Mrs. Amherst had risen and crossed over to his chair. She leaned on it a moment, pushing the tossed brown hair from his forehead.

“John, have you considered what you mean to do next?”

He threw back his head to meet her gaze.

“About this Dillon case,” she continued. “How are all these investigations going to help you?”

Their eyes rested on each other for a moment; then he said coldly: “You are afraid I am going to lose my place.”

She flushed like a girl and murmured: “It’s not the kind of place I ever wanted to see you in!”

“I know it,” he returned in a gentler tone, clasping one of the hands on his chair-back. “I ought to have followed a profession, like my grandfather; but my father’s blood was too strong in me. I should never have been content as anything but a working-man.”

“How can you call your father a working-man? He had a genius for mechanics, and if he had lived he would have been as great in his way as any statesman or lawyer.”

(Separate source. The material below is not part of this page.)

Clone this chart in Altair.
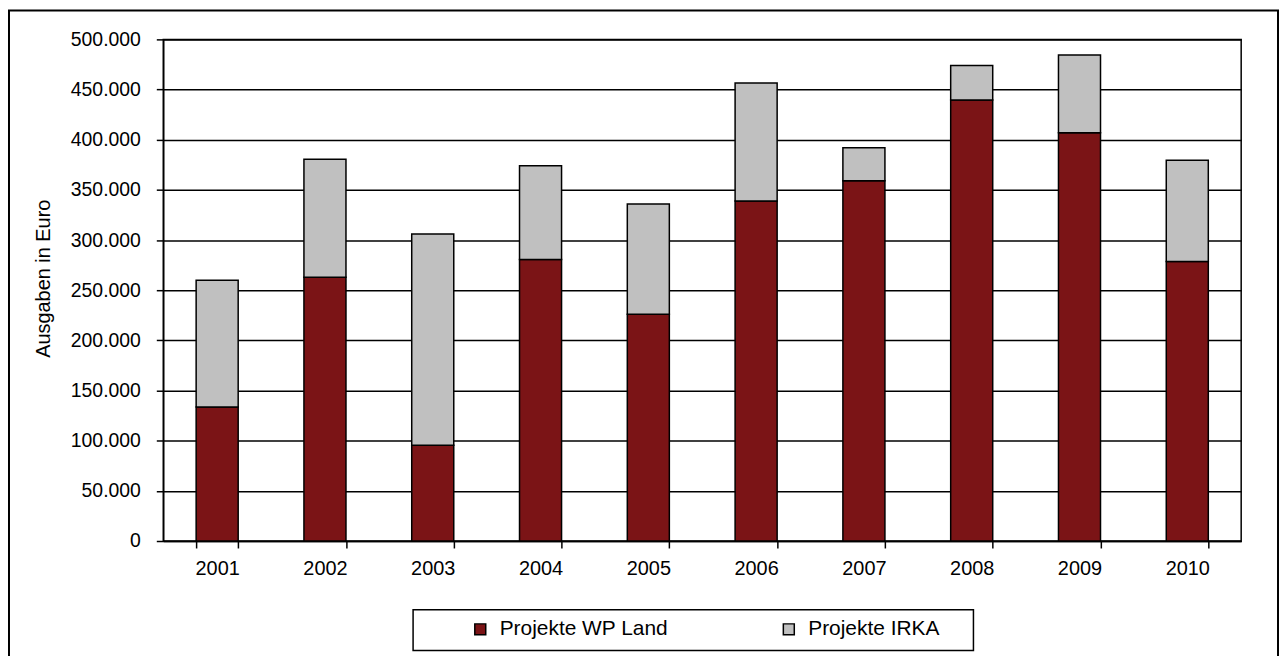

Amherst smiled. “Greater, to my thinking; but he gave me his hard-working hands without the genius to create with them. I wish I had inherited more from him, or less; but I must make the best of what I am, rather than try to be somebody else.” He laid her hand caressingly against his cheek. “It’s hard on you, mother — but you must bear with me.”

“I have never complained, John; but now you’ve chosen your work, it’s natural that I should want you to stick to it.”

He rose with an impatient gesture. “Never fear; I could easily get another job —— ”

“What? If Truscomb black-listed you? Do you forget that Scotch overseer who was here when we came?”

“And whom Truscomb hounded out of the trade? I remember him,” said Amherst grimly; “but I have an idea I am going to do the hounding this time.”

His mother sighed, but her reply was cut short by the noisy opening of the outer door. Amherst seemed to hear the sound with relief. “There’s Duplain,” he said, going into the passage; but on the threshold he encountered, not the young Alsatian overseer who boarded with them, but a small boy who said breathlessly: “Mr. Truscomb wants you to come down bimeby.”

“This evening? To the office?”

“No — he’s sick a-bed.”

The blood rushed to Amherst’s face, and he had to press his lips close to check an exclamation. “Say I’ll come as soon as I’ve had supper,” he said.

The boy vanished, and Amherst turned back to the sitting-room. “Truscomb’s ill — he has sent for me; and I saw Mrs. Westmore arriving tonight! Have supper, mother — we won’t wait for Duplain.” His face still glowed with excitement, and his eyes were dark with the concentration of his inward vision.

“Oh, John, John!” Mrs. Amherst sighed, crossing the passage to the kitchen.